This weekend, took a workshop with Djalma Primordial Science, a pair of artists who create butoh-based improvisational movement/sound performances (that right?). It was both intense and intensive (6 hours each day, though I left half-way through Sunday because Ben is taking the Bar this week–Tuesday, Wednesday and Thursday (if my parents thought loving a lawyer would encourage me to be one, they were oh, oh so wrong)–and I knew if I didn’t have the afternoon and evening to do things like dishes and grocery shopping, the night–and the week–would be lost to me–Ephia, the teacher, looked quite askance at that, I know I should surrender the exigencies (anyone know how to pronounce that word? I love it but don’t know how) of daily life when working like that but I saw the looming Tuesday night in my mind’s eye and it looked ugly).
So. The workshop was excellent, just terrifically exhausting.
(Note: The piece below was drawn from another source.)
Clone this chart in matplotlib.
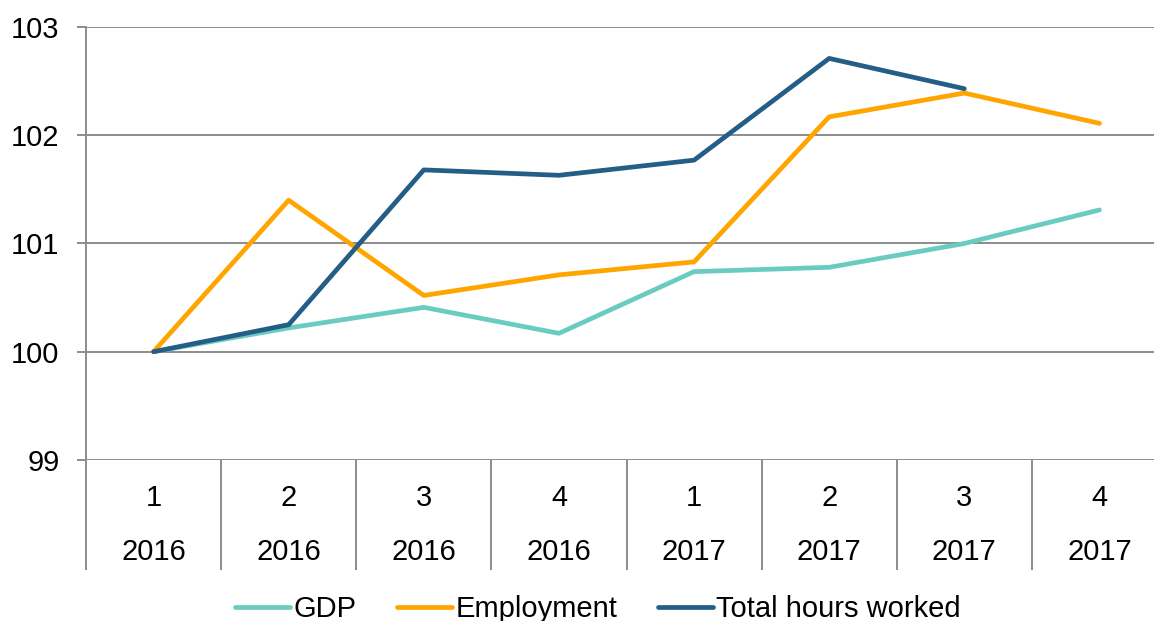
import numpy as np
import matplotlib.pyplot as plt
from matplotlib.transforms import blended_transform_factory

quarters = ["1", "2", "3", "4", "1", "2", "3", "4"]
years = ["2016", "2016", "2016", "2016", "2017", "2017", "2017", "2017"]

gdp = [100.0, 100.22, 100.41, 100.17, 100.74, 100.78, 101.0, 101.31]
employment = [100.0, 101.40, 100.52, 100.71, 100.83, 102.17, 102.39, 102.11]
hours = [100.0, 100.25, 101.68, 101.63, 101.77, 102.71, 102.43]

plt.rcParams['font.family'] = ['Liberation Sans', 'DejaVu Sans']
fsz = 21
grey = "#8c8c8c"

fig = plt.figure(figsize=(11.54, 6.21), dpi=100)
ax = fig.add_axes([0.0745, 0.2593, 1.0113 - 0.0745, 0.9565 - 0.2593])

x = np.arange(len(quarters))
ax.plot(x, gdp, color="#6accc0", lw=3.4, solid_capstyle='round', label="GDP")
ax.plot(x, employment, color="#ffa500", lw=3.4, solid_capstyle='round', label="Employment")
ax.plot(x[:len(hours)], hours, color="#245e86", lw=3.4, solid_capstyle='round',
        label="Total hours worked")

ax.set_xlim(-0.5, 7.5)
ax.set_ylim(99, 103)
ax.set_yticks([99, 100, 101, 102, 103])
ax.yaxis.grid(True, color=grey, lw=1.4)
ax.set_axisbelow(True)

for s in ["top", "right", "bottom"]:
    ax.spines[s].set_visible(False)
ax.spines["left"].set_color(grey)
ax.spines["left"].set_linewidth(1.4)

ax.tick_params(axis='y', length=6.5, width=1.4, color=grey, labelsize=fsz, pad=12.5)

# category dividers below the axis
ax.set_xticks(x)
ax.set_xticklabels(quarters)
ax.set_xticks(np.arange(-0.5, 8.0, 1.0), minor=True)
ax.tick_params(axis='x', which='major', length=0, labelsize=fsz, pad=17)
ax.tick_params(axis='x', which='minor', length=79, width=1.4, color=grey, direction='out')

trans = blended_transform_factory(ax.transData, ax.transAxes)
for i, yr in enumerate(years):
    ax.text(i, -0.212, yr, transform=trans, ha='center', va='center', fontsize=fsz)

ax.legend(loc='center', bbox_to_anchor=(0.518, 0.019), bbox_transform=fig.transFigure,
          ncol=3, frameon=False, fontsize=fsz, handlelength=1.9, handletextpad=0.1,
          columnspacing=1.4)

fig.savefig("out.png", dpi=100)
It’s been a long time since I’ve submitted myself to any performance training.
While Ephia was a great facilitator, the training focused on two quite familiar approaches to physical performance training:
1. Increasing the flexibility of the physical instrument through defamiliarization: Our bodies get used to certain patterns of movement as we go about our days–there’s a pretty finite number of things that we have to physically get used to dealing with, so our bodies fall into habits. Thus we must force ourselves to physically, vocally, and mentally, to move, make sound, and think in images outside our ken, in ways both unfamiliar and sometimes uncomfortable, etc., to break through those habits. (*Boal starts with defamiliarization in his Theater Games for Actors and Non-Actors
and has great techniques to use with across all skill levels).
2. Practicing placing images in the body. Another mode of both flexibility and focus, though harder to communicate with language–you want to increase your body’s ability to react to, assume qualities of, or be in concert of, your (post-verbal) imagination. So you learn to place specific images in specific parts of your body–to connect your mind’s eye with your body. This “gets you out of your head,” or rather, makes you very present in your body. And a lot of times, the best way to access parts of yourself as a performer is to work from a physical impulse into the emotional or spiritual material. Maybe this all sounds fruity, but swear to God, it works. Acting technique, folks.
So yes, it was delicious and edifying to practice these parts of myself. Has left me feeling good, even a day and change later.